U.S. Supreme Court set to report whether it will hear TABOR case

Colorado court watchers are waiting with baited breath for the nation’s highest court to say whether it will consider a case challenging the Taxpayer Bill of Rights.

The U.S. Supreme Court isn’t considering the merits of a 2011 lawsuit, brought by a group of current and former elected officials, including state Sen. Andy Kerr, D-Lakewood, and House Speaker Dickey Lee Hullinghorst, D-Boulder. Instead, the court is expected to announce whether justices are granting certiorari and will hear the case or whether they’re sending it back to a lower court.

The lawsuit was filed in U.S. District Court in May 2011. Attorneys for the State of Colorado filed a motion to dismiss at that time, claiming the plaintiffs lack standing to file the lawsuit and arguing that the case itself is a political question, which federal courts typically avoid.

The District Court denied the motion and the 10th Circuit Court of Appeals then denied a request by the state for a rehearing, leaving the Supreme Court to decide.

“We’re not yet at the point where (the Supreme Court) could be asked the merits of the case,” said David Skaggs, an attorney for the group that filed the suit.

The court considered the Petition for Writ of Certiorari in conference on Jan. 9 but has not yet issued a decision on it, a delay Skaggs called unusual.

Typically, when the court considers what’s commonly known as a Cert Petition in conference, it announces whether the petition has been granted or denied within a week or two.

“I think it means they’re taking [the issues] seriously,” said David Kopel, an attorney with the Independence Institute, who wrote an amicus brief supporting the state’s arguments in the case.

If the court grants certiorari, then the case will be set for oral arguments during next year’s session, which begins on Oct. 5. If certiorari is denied, the case will return to U.S. District Court in Denver for a hearing on the merits of the lawsuit.

 

A decision will be issued before the end of this year’s Supreme Court session — next week or the week after, at the latest.

“We’re within a fortnight of a decision, we think,” Skaggs said.

One theory for the court’s delay is that justices might be waiting to first decide Arizona State Legislature v. Arizona Redistricting Commission.

Supreme Court experts speculate the Arizona case has issues parallel to the TABOR case, Skaggs said, including whether the Legislature has standing to file the lawsuit.
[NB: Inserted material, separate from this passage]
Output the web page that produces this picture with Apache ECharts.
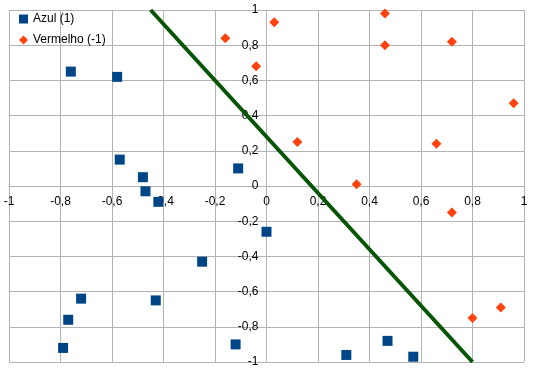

The Colorado lawsuit argues that TABOR violates the Guarantee Clause of the U.S. Constitution, which provides that each state will have a “Republican Form of Government.”

“No federal court has ever decided what a ‘republican form of government’ actually entails,” Skaggs noted.

However, the Federalist Papers, written to support ratification of the Constitution in 1787 and 1788, maintained that a republican form of government is a representative government, not a direct democracy.

But Kopel said that strict reliance on that definition misses the point.

“Voter initiatives and referendums are consistent with what the founders considered a republic,” he said. “All legislative powers belong to the people in the first place. The legislature is the agent of the people, and the people can legislate directly, if they choose.”

On the other hand, the lawsuit argues that TABOR takes away the power of taxation from the Legislature, leaving the state without a fully republican form of government.

“It’s not a provision of the Constitution that has been used a lot,” Skaggs admitted.

The state, in its argument for certiorari, claim the plaintiffs’ chief argument is that TABOR is unique with no impact outside the state.

“The People of Colorado have chosen to maintain a direct voice in the state’s tax policy and overall level of appropriations. Plaintiffs here challenge that choice and ask the federal courts to undo it,” wrote attorneys for the state. They added, “Whether the federal judiciary can interfere in this sort of intrastate governance dispute is of fundamental importance.”

“There are various theories of the case,” Kopel said, noting the Institute doesn’t agree with the state on every aspect of the case. Mainly, he said, his organization hasn’t taken a position on who has standing to file such a lawsuit.

The Supreme Court typically announces decisions on Mondays but the court has said to expect rulings on Thursday and Friday this week as the session nears its end.